Me on The Inventor's Secret

Title: The Inventor's Secret
Author: Andrea Cremer
Release Date: April 22, 2014
Publisher: Philomel (Penguin imprint)

Charlotte has lived on the edge of Britain's industrial empire, hiding deep in the Catacombs, ever since she can remember. She and her fellow refugees are preparing for the day when they can join the Resistance and fight against the crown. But when an exile with no memory seeks shelter in their camp, he brings with him new dangers and secrets about the terrible future that awaits them all. His presence compels them to leave the safety of the Catacombs to seek answers in Britannia's exquisite Floating City. But Charlotte finds more than just answers there, and navigating a world of high society and political intrigue turns out to be more treacherous than the revolution itself.

The Inventor's Secret is curious and complicated, a tale of revolution and technology, of the elite and the down-trodden, of the ruthlessness of truth and the lengths those who want to hide and reveal it go to. It's an entertaining adventure in an alternate past filled with intrigue, secrets, and clockwork.

Charlotte is a girl born into a revolution who will one day fight against the Empire and its continued hold on America. She understands some of the world but not all of it. In the beginning she takes action, she searches for answers when secrets are concealed in front of her, but as the book progressed I found her taking on more of a reacting role. Being in a foreign setting like the Floating City, where she knows nothing of polite society and its shining traps, it's understandable, but there were times when I wished she took on a more active role. When I wanted her to demand to be told the truth. Hopefully, she'll take a more active role in the next book.

It's also understandable that Charlotte would know nothing, or next to nothing, of romance. There's no time in her life for it, for mooning over young men. All she needs to know is how to scavenge and how to survive. When the romance was introduced, I didn't mind it, I welcomed it. It was ragged at the beginning because she felt conflicted, but then the twist occurred and I lost interest. It felt rather rushed and more like a plot device, it didn't happen naturally. It felt like it was there only to add tension and conflict to the romance.

I'm often fascinated by steampunk when it appears in books, by technology not involving electricity, by machines that run on steam and clockwork gears, by gleaming silver and polished bronze crafted to look like objects or animals used for practical purposes. Here it works, and I'm curious as to where the author will take it.
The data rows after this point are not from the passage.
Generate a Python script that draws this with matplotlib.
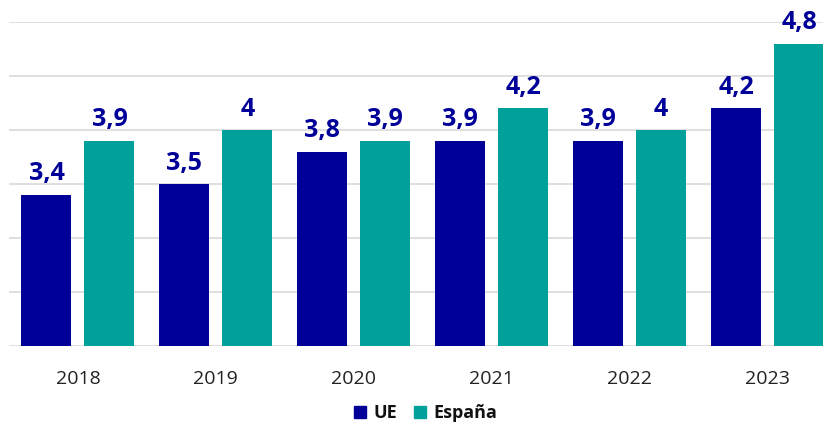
import numpy as np
import matplotlib.pyplot as plt
from matplotlib.lines import Line2D

plt.rcParams['font.family'] = ['Open Sans', 'DejaVu Sans']

years = ['2018', '2019', '2020', '2021', '2022', '2023']
ue = [3.4, 3.5, 3.8, 3.9, 3.9, 4.2]
espana = [3.9, 4.0, 3.9, 4.2, 4.0, 4.8]

blue = '#000099'
teal = '#00A19A'

fig = plt.figure(figsize=(8.23, 4.28), dpi=100)
ax = fig.add_axes([9 / 823, 1 - 346 / 428, 1 - 9 / 823, 324 / 428])

x = np.arange(len(years))
w = 50 / 138
off = 31.5 / 138
b1 = ax.bar(x - off, [v - 2 for v in ue], w, bottom=2, color=blue, zorder=3)
b2 = ax.bar(x + off, [v - 2 for v in espana], w, bottom=2, color=teal, zorder=3)

def fmt(v):
    s = ('%.1f' % v).replace('.', ',')
    return s[:-2] if s.endswith(',0') else s

for xs, vals in ((x - off, ue), (x + off, espana)):
    for xi, v in zip(xs, vals):
        ax.annotate(fmt(v), (xi, v), xytext=(0, 6), textcoords='offset points',
                    ha='center', va='bottom', fontsize=18, fontweight='bold',
                    color=blue, clip_on=False)

ax.set_xlim(-0.5, 5.0 + (823 - 767.5) / 138)
ax.set_ylim(2, 5)
ax.set_yticks(np.arange(2, 5.01, 0.5))
ax.yaxis.grid(True, color='#d9d9d9', linewidth=1.2, zorder=0)
ax.tick_params(axis='y', left=False, labelleft=False)
ax.tick_params(axis='x', bottom=False, labelsize=14, pad=14, colors='#222222')
ax.set_xticks(x)
ax.set_xticklabels(years)
for s in ax.spines.values():
    s.set_visible(False)

handles = [Line2D([], [], marker='s', linestyle='', markersize=9, color=blue),
           Line2D([], [], marker='s', linestyle='', markersize=9, color=teal)]
fig.legend(handles, ['UE', 'España'], loc='center', bbox_to_anchor=(425 / 823, 1 - 413 / 428),
           ncol=2, frameon=False, handlelength=0.8, handletextpad=0.3, columnspacing=0.9,
           prop={'size': 13, 'weight': 'bold'}, labelcolor='#111111')

fig.savefig('out.png', dpi=100)
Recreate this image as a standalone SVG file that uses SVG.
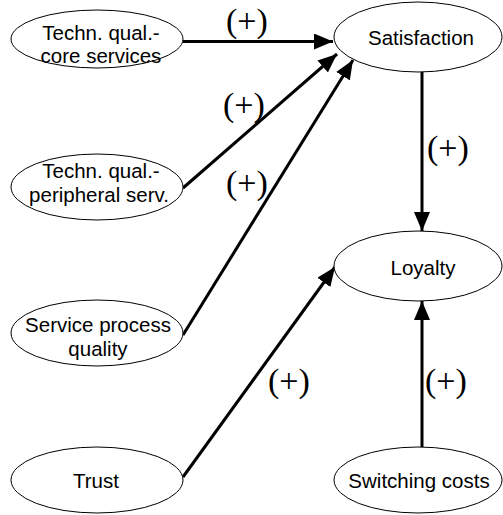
<svg xmlns="http://www.w3.org/2000/svg" width="503" height="515" viewBox="0 0 503 515">
  <style>
    .node ellipse { fill: #ffffff; stroke: #000000; stroke-width: 1; }
    .node text { font-family: "Liberation Sans", Arial, sans-serif; font-size: 20.5px; fill: #000000; text-anchor: middle; }
    .edge { stroke: #000000; stroke-width: 3; fill: none; marker-end: url(#head); }
    .sign { font-family: "Liberation Serif", "Times New Roman", serif; font-size: 34px; fill: #000000; }
  </style>
  <defs>
    <marker id="head" markerUnits="userSpaceOnUse" markerWidth="20" markerHeight="16" viewBox="0 0 20 16" refX="19" refY="8" orient="auto">
      <path d="M0,0 L19,8 L0,16 Z" fill="#000000"/>
    </marker>
  </defs>

  <rect width="503" height="515" fill="#ffffff"/>

  <g id="connectors">
    <line class="edge" x1="183" y1="41.5" x2="333" y2="41.5"/>
    <line class="edge" x1="183" y1="188" x2="337" y2="54"/>
    <line class="edge" x1="183" y1="335" x2="353" y2="60"/>
    <line class="edge" x1="183" y1="477" x2="335" y2="267"/>
    <line class="edge" x1="422" y1="72" x2="422" y2="231"/>
    <line class="edge" x1="422" y1="447" x2="422" y2="301"/>
    <text class="sign" x="226" y="32">(+)</text>
    <text class="sign" x="223" y="116">(+)</text>
    <text class="sign" x="226" y="194">(+)</text>
    <text class="sign" x="427" y="159">(+)</text>
    <text class="sign" x="268" y="392">(+)</text>
    <text class="sign" x="425" y="392">(+)</text>
  </g>

  <g id="core" class="node">
    <ellipse cx="97" cy="39" rx="86" ry="29"/>
    <text x="101" y="39.5">Techn. qual.-</text>
    <text x="101" y="63">core services</text>
  </g>
  <g id="peripheral" class="node">
    <ellipse cx="97" cy="187" rx="86" ry="33"/>
    <text x="101" y="178">Techn. qual.-</text>
    <text x="99" y="202">peripheral serv.</text>
  </g>
  <g id="process" class="node">
    <ellipse cx="97" cy="333" rx="86" ry="33"/>
    <text x="98" y="332">Service process</text>
    <text x="98" y="356">quality</text>
  </g>
  <g id="trust" class="node">
    <ellipse cx="97" cy="480" rx="86" ry="33"/>
    <text x="96" y="488">Trust</text>
  </g>
  <g id="satisfaction" class="node">
    <ellipse cx="418" cy="37" rx="84" ry="35"/>
    <text x="421" y="45">Satisfaction</text>
  </g>
  <g id="loyalty" class="node">
    <ellipse cx="418" cy="266" rx="84" ry="35"/>
    <text x="423" y="275">Loyalty</text>
  </g>
  <g id="switching" class="node">
    <ellipse cx="418" cy="480" rx="84" ry="33"/>
    <text x="419" y="488">Switching costs</text>
  </g>
</svg>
In a way, steampunk seems to go hand in hand with alternate history. Here, there's no creation of the United States as we know it in the present day. No freedom or liberty but the British elite living off the blood and sweat of the working class. Poverty, near slavery. What will it take for the revolution to finally rise up and fight back? And what will the cost be?

I would agree that there is an adventure here, that it's full of action, tension, secrets, and lies. I'm curious about the world introduced here, the different machines, the secret Charlotte and her friends have discovered. I want to know more about the mission and the adventure.

(I received an advance copy of this title to review from Penguin Canada.)